## STATED TASK
Reproduce all of the data below without alteration; exclude every picture.

----- DATA EXCERPT -----

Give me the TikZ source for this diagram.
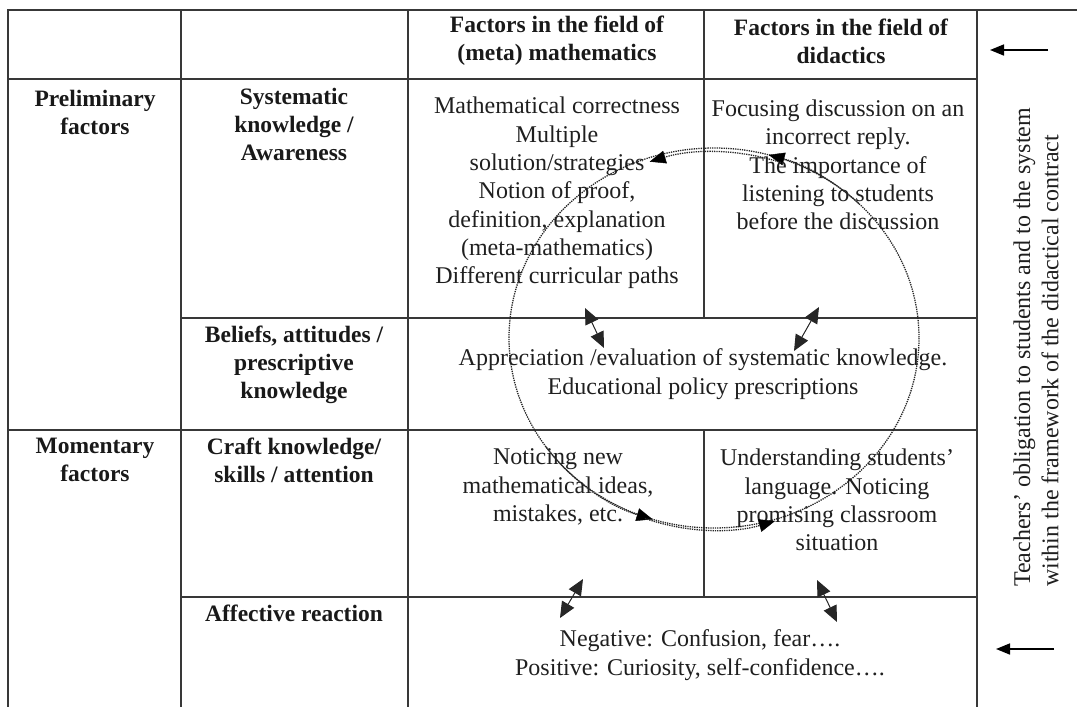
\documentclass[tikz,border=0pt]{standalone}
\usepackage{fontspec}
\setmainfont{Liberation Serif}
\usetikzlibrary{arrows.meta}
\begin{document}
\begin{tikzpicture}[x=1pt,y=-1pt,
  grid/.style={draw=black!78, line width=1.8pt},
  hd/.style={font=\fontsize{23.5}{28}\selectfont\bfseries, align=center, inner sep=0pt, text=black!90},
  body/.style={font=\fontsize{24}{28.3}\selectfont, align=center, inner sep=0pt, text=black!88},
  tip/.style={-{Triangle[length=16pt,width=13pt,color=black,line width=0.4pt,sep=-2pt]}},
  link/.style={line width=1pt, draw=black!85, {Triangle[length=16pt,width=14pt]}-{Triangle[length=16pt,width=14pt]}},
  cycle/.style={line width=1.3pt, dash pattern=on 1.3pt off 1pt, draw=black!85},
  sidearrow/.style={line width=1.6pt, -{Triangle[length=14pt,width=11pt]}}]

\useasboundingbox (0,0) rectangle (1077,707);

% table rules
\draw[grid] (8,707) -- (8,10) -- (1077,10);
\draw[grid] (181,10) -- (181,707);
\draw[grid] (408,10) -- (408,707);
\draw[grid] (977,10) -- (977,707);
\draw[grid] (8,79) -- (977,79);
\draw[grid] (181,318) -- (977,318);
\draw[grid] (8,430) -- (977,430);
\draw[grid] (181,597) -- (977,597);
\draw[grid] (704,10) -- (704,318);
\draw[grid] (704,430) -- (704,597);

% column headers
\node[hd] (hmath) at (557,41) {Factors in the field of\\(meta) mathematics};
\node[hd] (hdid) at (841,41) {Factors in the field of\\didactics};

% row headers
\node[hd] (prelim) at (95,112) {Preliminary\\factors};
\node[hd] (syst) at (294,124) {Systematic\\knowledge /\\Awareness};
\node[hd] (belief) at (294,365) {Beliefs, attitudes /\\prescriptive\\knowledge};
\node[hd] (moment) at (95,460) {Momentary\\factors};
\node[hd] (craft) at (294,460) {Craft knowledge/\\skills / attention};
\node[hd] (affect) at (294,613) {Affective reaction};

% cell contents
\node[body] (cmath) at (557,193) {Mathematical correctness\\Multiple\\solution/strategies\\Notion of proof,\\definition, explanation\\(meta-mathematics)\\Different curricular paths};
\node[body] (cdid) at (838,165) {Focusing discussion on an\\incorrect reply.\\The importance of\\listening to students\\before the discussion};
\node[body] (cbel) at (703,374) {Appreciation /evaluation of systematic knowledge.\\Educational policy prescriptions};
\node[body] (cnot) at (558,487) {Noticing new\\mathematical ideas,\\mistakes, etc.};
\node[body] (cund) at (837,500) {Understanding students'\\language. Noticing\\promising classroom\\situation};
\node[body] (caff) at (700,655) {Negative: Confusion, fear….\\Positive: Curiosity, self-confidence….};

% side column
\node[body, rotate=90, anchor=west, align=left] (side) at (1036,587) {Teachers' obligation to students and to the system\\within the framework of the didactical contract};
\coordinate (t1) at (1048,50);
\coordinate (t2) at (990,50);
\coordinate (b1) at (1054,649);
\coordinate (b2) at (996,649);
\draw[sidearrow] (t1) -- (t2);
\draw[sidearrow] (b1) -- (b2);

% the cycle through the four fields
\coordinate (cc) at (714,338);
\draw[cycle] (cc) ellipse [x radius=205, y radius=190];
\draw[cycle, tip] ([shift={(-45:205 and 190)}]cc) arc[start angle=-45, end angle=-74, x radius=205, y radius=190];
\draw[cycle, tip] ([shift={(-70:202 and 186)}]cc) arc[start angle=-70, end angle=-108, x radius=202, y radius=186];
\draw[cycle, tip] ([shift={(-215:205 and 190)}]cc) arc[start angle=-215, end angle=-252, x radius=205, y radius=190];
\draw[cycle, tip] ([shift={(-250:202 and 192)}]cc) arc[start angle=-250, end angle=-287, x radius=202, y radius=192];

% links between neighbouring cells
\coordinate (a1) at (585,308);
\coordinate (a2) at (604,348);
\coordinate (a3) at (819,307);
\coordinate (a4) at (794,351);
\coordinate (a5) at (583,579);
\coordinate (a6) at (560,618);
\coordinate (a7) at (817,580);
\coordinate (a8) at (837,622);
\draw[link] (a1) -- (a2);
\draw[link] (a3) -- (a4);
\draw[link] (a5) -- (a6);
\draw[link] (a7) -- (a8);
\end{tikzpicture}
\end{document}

-----

## RESULT OF THIS EXERCISE
Give me the TikZ source for this diagram.
\documentclass[tikz,border=0pt]{standalone}
\usepackage{fontspec}
\setmainfont{Liberation Serif}
\usetikzlibrary{arrows.meta}
\begin{document}
\begin{tikzpicture}[x=1pt,y=-1pt,
  grid/.style={draw=black!78, line width=1.8pt},
  hd/.style={font=\fontsize{23.5}{28}\selectfont\bfseries, align=center, inner sep=0pt, text=black!90},
  body/.style={font=\fontsize{24}{28.3}\selectfont, align=center, inner sep=0pt, text=black!88},
  tip/.style={-{Triangle[length=16pt,width=13pt,color=black,line width=0.4pt,sep=-2pt]}},
  link/.style={line width=1pt, draw=black!85, {Triangle[length=16pt,width=14pt]}-{Triangle[length=16pt,width=14pt]}},
  cycle/.style={line width=1.3pt, dash pattern=on 1.3pt off 1pt, draw=black!85},
  sidearrow/.style={line width=1.6pt, -{Triangle[length=14pt,width=11pt]}}]

\useasboundingbox (0,0) rectangle (1077,707);

% table rules
\draw[grid] (8,707) -- (8,10) -- (1077,10);
\draw[grid] (181,10) -- (181,707);
\draw[grid] (408,10) -- (408,707);
\draw[grid] (977,10) -- (977,707);
\draw[grid] (8,79) -- (977,79);
\draw[grid] (181,318) -- (977,318);
\draw[grid] (8,430) -- (977,430);
\draw[grid] (181,597) -- (977,597);
\draw[grid] (704,10) -- (704,318);
\draw[grid] (704,430) -- (704,597);

% column headers
\node[hd] (hmath) at (557,41) {Factors in the field of\\(meta) mathematics};
\node[hd] (hdid) at (841,41) {Factors in the field of\\didactics};

% row headers
\node[hd] (prelim) at (95,112) {Preliminary\\factors};
\node[hd] (syst) at (294,124) {Systematic\\knowledge /\\Awareness};
\node[hd] (belief) at (294,365) {Beliefs, attitudes /\\prescriptive\\knowledge};
\node[hd] (moment) at (95,460) {Momentary\\factors};
\node[hd] (craft) at (294,460) {Craft knowledge/\\skills / attention};
\node[hd] (affect) at (294,613) {Affective reaction};

% cell contents
\node[body] (cmath) at (557,193) {Mathematical correctness\\Multiple\\solution/strategies\\Notion of proof,\\definition, explanation\\(meta-mathematics)\\Different curricular paths};
\node[body] (cdid) at (838,165) {Focusing discussion on an\\incorrect reply.\\The importance of\\listening to students\\before the discussion};
\node[body] (cbel) at (703,374) {Appreciation /evaluation of systematic knowledge.\\Educational policy prescriptions};
\node[body] (cnot) at (558,487) {Noticing new\\mathematical ideas,\\mistakes, etc.};
\node[body] (cund) at (837,500) {Understanding students'\\language. Noticing\\promising classroom\\situation};
\node[body] (caff) at (700,655) {Negative: Confusion, fear….\\Positive: Curiosity, self-confidence….};

% side column
\node[body, rotate=90, anchor=west, align=left] (side) at (1036,587) {Teachers' obligation to students and to the system\\within the framework of the didactical contract};
\coordinate (t1) at (1048,50);
\coordinate (t2) at (990,50);
\coordinate (b1) at (1054,649);
\coordinate (b2) at (996,649);
\draw[sidearrow] (t1) -- (t2);
\draw[sidearrow] (b1) -- (b2);

% the cycle through the four fields
\coordinate (cc) at (714,338);
\draw[cycle] (cc) ellipse [x radius=205, y radius=190];
\draw[cycle, tip] ([shift={(-45:205 and 190)}]cc) arc[start angle=-45, end angle=-74, x radius=205, y radius=190];
\draw[cycle, tip] ([shift={(-70:202 and 186)}]cc) arc[start angle=-70, end angle=-108, x radius=202, y radius=186];
\draw[cycle, tip] ([shift={(-215:205 and 190)}]cc) arc[start angle=-215, end angle=-252, x radius=205, y radius=190];
\draw[cycle, tip] ([shift={(-250:202 and 192)}]cc) arc[start angle=-250, end angle=-287, x radius=202, y radius=192];

% links between neighbouring cells
\coordinate (a1) at (585,308);
\coordinate (a2) at (604,348);
\coordinate (a3) at (819,307);
\coordinate (a4) at (794,351);
\coordinate (a5) at (583,579);
\coordinate (a6) at (560,618);
\coordinate (a7) at (817,580);
\coordinate (a8) at (837,622);
\draw[link] (a1) -- (a2);
\draw[link] (a3) -- (a4);
\draw[link] (a5) -- (a6);
\draw[link] (a7) -- (a8);
\end{tikzpicture}
\end{document}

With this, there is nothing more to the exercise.